A significant body of work has demonstrated both the promise and difficulty of quantifying uncertainty in reservoir simulation forecasts. It is generally accepted that complete and reliable quantification of uncertainty should lead to better decision making and greater profitability. Many of the techniques presented in previous work attempt to quantify uncertainty without sampling the full parameter space, saving on the number of simulation runs, but inherently biasing and underestimating the uncertainty in the resulting forecasts. In addition, much of previous work has looked at uncertainty quantification in synthetic models and does not address the practical issues of quantifying uncertainty in an actual field. Both of these issues must be addressed in order to reliably quantify uncertainty in practice.
In this study a new approach to reservoir simulation is proposed whereby the traditional one-time simulation study is replaced with a continuous process potentially spanning the life of the reservoir. In this process, reservoir models are generated and run 24 hours a day, seven days a week, allowing many more runs than previously possible and yielding a more thorough exploration of possible reservoir descriptions. In turn, more runs enables better estimates of uncertainty in resulting forecasts. This is combined with real-time acquisition of production and pressure data, which is automatically integrated into simulation runs to allow the process to run continuously with little human interaction.

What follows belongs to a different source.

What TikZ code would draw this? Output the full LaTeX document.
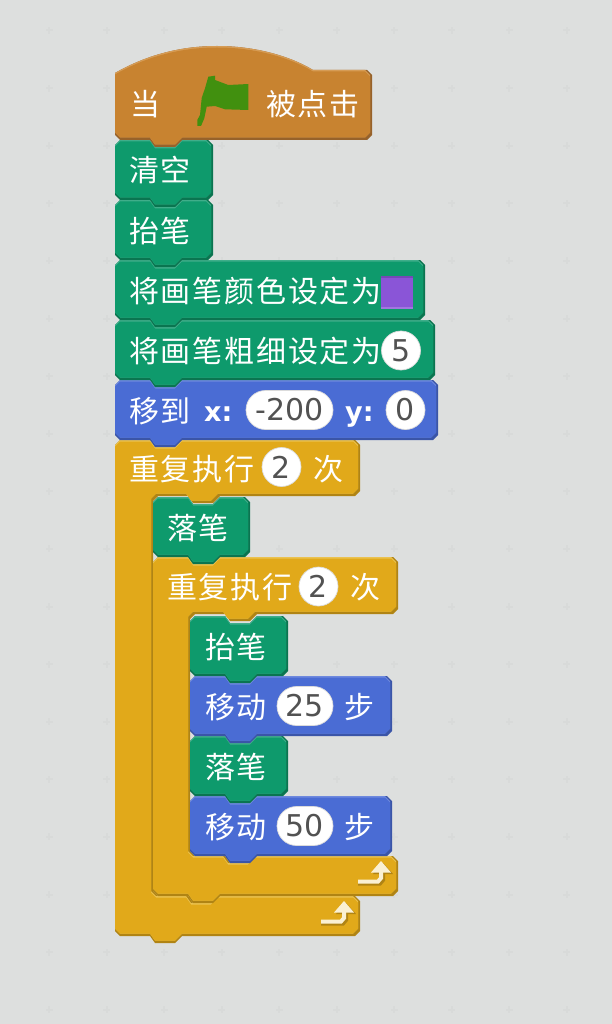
\documentclass[tikz,border=0pt]{standalone}
\usepackage{fontspec}
\newfontfamily\cjk[LetterSpace=6]{Noto Sans CJK SC}
\newfontfamily\numf{DejaVu Sans}
\newfontfamily\boldf{DejaVu Sans Bold}
\definecolor{bgc}{HTML}{DDDFDE}
\definecolor{gridc}{HTML}{D8DAD9}
\definecolor{penB}{HTML}{0E9A6C}\definecolor{penD}{HTML}{0A7550}\definecolor{penL}{HTML}{3FAE8A}
\definecolor{motB}{HTML}{4A6CD4}\definecolor{motD}{HTML}{3A55A8}\definecolor{motL}{HTML}{6E89DE}
\definecolor{ctlB}{HTML}{E1A91A}\definecolor{ctlD}{HTML}{B08414}\definecolor{ctlL}{HTML}{EBC24F}
\definecolor{evtB}{HTML}{C88330}\definecolor{evtD}{HTML}{97622A}\definecolor{evtL}{HTML}{D69C55}
\definecolor{flagc}{HTML}{41900F}
\definecolor{swatchc}{HTML}{8A55D7}
\tikzset{
  x=1pt,y=-1pt,
  label text/.style={inner sep=0pt,anchor=base west,text=white,font=\fontsize{30}{30}\cjk},
  latin text/.style={inner sep=0pt,anchor=base west,text=white,font=\fontsize{27}{27}\boldf},
  value oval/.style={fill=white,draw=black!14,line width=.7pt,rounded corners=19.5pt,inner sep=0pt,minimum height=39pt,text=black!68,font=\fontsize{30}{30}\numf},
  loop arrow/.style={draw=#1,line width=4pt,line cap=butt,line join=miter},
}
\newcommand\stackoutline[4]{(#1,#2+5)--(#1+5,#2)--(#1+35,#2)--(#1+40,#2+7)--(#1+60,#2+7)--(#1+67,#2)--(#3-5,#2)--(#3,#2+5)--(#3,#4-5)--(#3-5,#4)--(#1+67,#4)--(#1+60,#4+7)--(#1+40,#4+7)--(#1+35,#4)--(#1+5,#4)--(#1,#4-5)--cycle}
\newcommand\stackblock[5]{%
  \fill[#5D] \stackoutline{#1}{#2}{#3}{#4};
  \fill[#5L] \stackoutline{#1}{#2}{#3-2}{#4-2.5};
  \fill[#5B] \stackoutline{#1}{#2+1.5}{#3-2}{#4-2.5};
}
\newcommand\coutline[7]{(#1,#2+5)--(#1+5,#2)--(#1+35,#2)--(#1+40,#2+7)--(#1+60,#2+7)--(#1+67,#2)--(#3-5,#2)--(#3,#2+5)--(#3,#4-5)--(#3-5,#4)--(#5+67,#4)--(#5+60,#4+7)--(#5+40,#4+7)--(#5+35,#4)--(#5+5,#4)--(#5,#4+5)--(#5,#6-5)--(#5+5,#6)--(#5+35,#6)--(#5+40,#6+7)--(#5+60,#6+7)--(#5+67,#6)--(#3-5,#6)--(#3,#6+5)--(#3,#7-5)--(#3-5,#7)--(#1+67,#7)--(#1+60,#7+7)--(#1+40,#7+7)--(#1+35,#7)--(#1+5,#7)--(#1,#7-5)--cycle}
\newcommand\cblock[7]{%
  \fill[ctlD] \coutline{#1}{#2}{#3}{#4}{#5}{#6}{#7};
  \fill[ctlL] \coutline{#1}{#2}{#3-2}{#4-2.5}{#5-2}{#6}{#7-2.5};
  \fill[ctlB] \coutline{#1}{#2+1.5}{#3-2}{#4-2.5}{#5-2}{#6+1.5}{#7-2.5};
}
\newcommand\hatoutline[3]{(115,#1+27) .. controls (150,#1+7) and (185,#1) .. (217,#1) .. controls (255,#1) and (290,#1+10) .. (313,#1+24) --(#3-5,#1+24)--(#3,#1+29)--(#3,#2-5)--(#3-5,#2)--(182,#2)--(175,#2+7)--(155,#2+7)--(150,#2)--(120,#2)--(115,#2-5)--cycle}
\newcommand\loopmark[2]{%
  \begin{scope}[shift={(#1,#2)}]
    \draw[loop arrow=ctlD] (321,923.5)--(343,923.5)--(346,920)--(346,911);
    \fill[ctlD] (336,914)--(356,914)--(346,903)--cycle;
    \draw[loop arrow=ctlL!25!white] (321,921.5)--(341,921.5)--(344,918)--(344,909);
    \fill[ctlL!25!white] (334,912.5)--(354,912.5)--(344,901)--cycle;
  \end{scope}}
\begin{document}
\begin{tikzpicture}
\fill[bgc] (0,0) rectangle (612,1024);
\useasboundingbox (0,0) rectangle (612,1024);
\foreach \i in {0,...,10}{\foreach \j in {0,...,17}{
  \fill[gridc] (49.2+57.5*\i-3.5,30.5+57.6*\j-1) rectangle ++(7,2);
  \fill[gridc] (49.2+57.5*\i-1,30.5+57.6*\j-3.5) rectangle ++(2,7);
}}
% blocks, lowest first so that each bump lies over the block beneath
\cblock{115}{440}{360}{496}{153}{896}{936}
\cblock{153}{557}{398}{614}{190}{856}{896}
\stackblock{190}{796}{392}{856}{mot}
\stackblock{190}{736}{288}{796}{pen}
\stackblock{190}{676}{392}{736}{mot}
\stackblock{190}{616}{288}{676}{pen}
\stackblock{153}{497}{250}{557}{pen}
\stackblock{115}{380}{438}{440}{mot}
\stackblock{115}{320}{435}{380}{pen}
\stackblock{115}{260}{425}{320}{pen}
\stackblock{115}{200}{213}{260}{pen}
\stackblock{115}{140}{213}{200}{pen}
\fill[evtD] \hatoutline{46}{140}{372};
\fill[evtL] \hatoutline{46}{137.5}{370};
\fill[evtB] \hatoutline{47.5}{137.5}{370};
% flag
\fill[flagc] (197.3,126)--(197.3,120)--(200,115)--(201.7,98)--(205,88.3)--(208.3,76.7)--(215,75.7)--(215,80)--(228.3,85)--(248.3,84)--(248.3,110)--(225,109.3)--(215,106)--(206.7,106.7)--(204.3,118.3)--(201,126)--cycle;
% colour swatch
\fill[swatchc!85!black] (381,276) rectangle (413,309);
\fill[swatchc!80!white] (381,278) rectangle (413,309);
\fill[swatchc] (381,278) rectangle (413,306.5);
% labels
\node[label text] (t1) at (130,116) {当};
\node[label text] (t2) at (266,116) {被点击};
\node[label text] (t3) at (129,182) {清空};
\node[label text] (t4) at (129,242) {抬笔};
\node[label text] (t5) at (129,302) {将画笔颜色设定为};
\node[label text] (t6) at (129,362) {将画笔粗细设定为};
\node[label text] (t7) at (129,422) {移到};
\node[latin text] (t8) at (204,421) {x:};
\node[latin text] (t9) at (345,421) {y:};
\node[label text] (t10) at (129,480) {重复执行};
\node[label text] (t11) at (313,480) {次};
\node[label text] (t12) at (167,539) {落笔};
\node[label text] (t13) at (167,598) {重复执行};
\node[label text] (t14) at (350,598) {次};
\node[label text] (t15) at (205,658) {抬笔};
\node[label text] (t16) at (205,718) {移动};
\node[label text] (t17) at (344,718) {步};
\node[label text] (t18) at (205,778) {落笔};
\node[label text] (t19) at (205,838) {移动};
\node[label text] (t20) at (344,838) {步};
% value ovals
\node[value oval,minimum width=39pt] (v1) at (401,350.5) {5};
\node[value oval,minimum width=87pt] (v2) at (289.5,410) {-200};
\node[value oval,minimum width=39pt] (v3) at (405.5,410) {0};
\node[value oval,minimum width=39pt] (v4) at (281.5,467) {2};
\node[value oval,minimum width=39pt] (v5) at (318.5,586.5) {2};
\node[value oval,minimum width=56pt] (v6) at (305,706) {25};
\node[value oval,minimum width=56pt] (v7) at (305,826) {50};
% loop arrows
\loopmark{0}{0}
\loopmark{37}{-40}
\end{tikzpicture}
\end{document}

Two tests of this continuous simulation process were conducted. The first test was conducted on the Production with Uncertainty Quantification (PUNQ) synthetic reservoir. Comparison of our results with previous studies shows that the continuous approach gives consistent and reasonable estimates of uncertainty. The second test was conducted in real time on a live field. This test demonstrates the continuous simulation process and shows that it is feasible and practical for real world applications.
Introduction
Reservoir management is generally considered a continuous process that should span the entire life of a reservoir.1–2 Furthermore, reservoir simulation, with its unique predictive capabilities, is widely regarded as a critical tool in modern reservoir management practice.3 Reservoir simulation yields an assessment of reservoir properties and, when a forecast run is made, an assessment of future production. These assessments feed directly into the decision-making process. In his rules for decision making, Howard 4 establishes that it is necessary to assign probabilities to all possible outcomes of uncertain events. Therefore, making a good decision requires taking into account all possible outcomes and so it is necessary to quantify the uncertainty in forecasts. Conversely, if the uncertainty quantification in a forecast is incomplete, or nonexistent, then the decision may be poor. For this reason it is necessary to rigorously quantify uncertainty in production forecasts.
Capen 5 demonstrated thirty years ago that people in the petroleum industry significantly underestimate uncertainty in their assessments. In keeping with this tendency, reservoir simulation engineers traditionally take only limited consideration of uncertainty and often times do not try to quantify it at all. Quantifying uncertainty in production forecasts, of course, is not a trivial undertaking. The reservoir parameter space, the set of all possible combinations of reservoir parameters, is literally infinite.
Attempts at uncertainty quantification in more recent studies, specifically Floris et al.,6 have shown that, even when we explicitly try to quantify uncertainty in simulation studies, we still tend to underestimate it. It is therefore worthwhile to explore reservoir simulation techniques aimed at better quantifying uncertainty in forecasts.
Typically, reservoir simulation is only utilized at discrete points in the life of a reservoir. Reservoir studies are expensive and time-consuming due to the time and manpower required to tune and history match a simulation model. As such, traditional simulation studies usually can only be justified when considering a major investment. Taken individually, smaller reservoir management decisions often do not warrant the expense of a simulation study and thus must be made without simulation results. Inaccurate forecasts or no forecasts at all can lead to sub-optimal operations and significant economic consequences. Clearly, reservoir management would benefit if a calibrated simulation model was available at any time.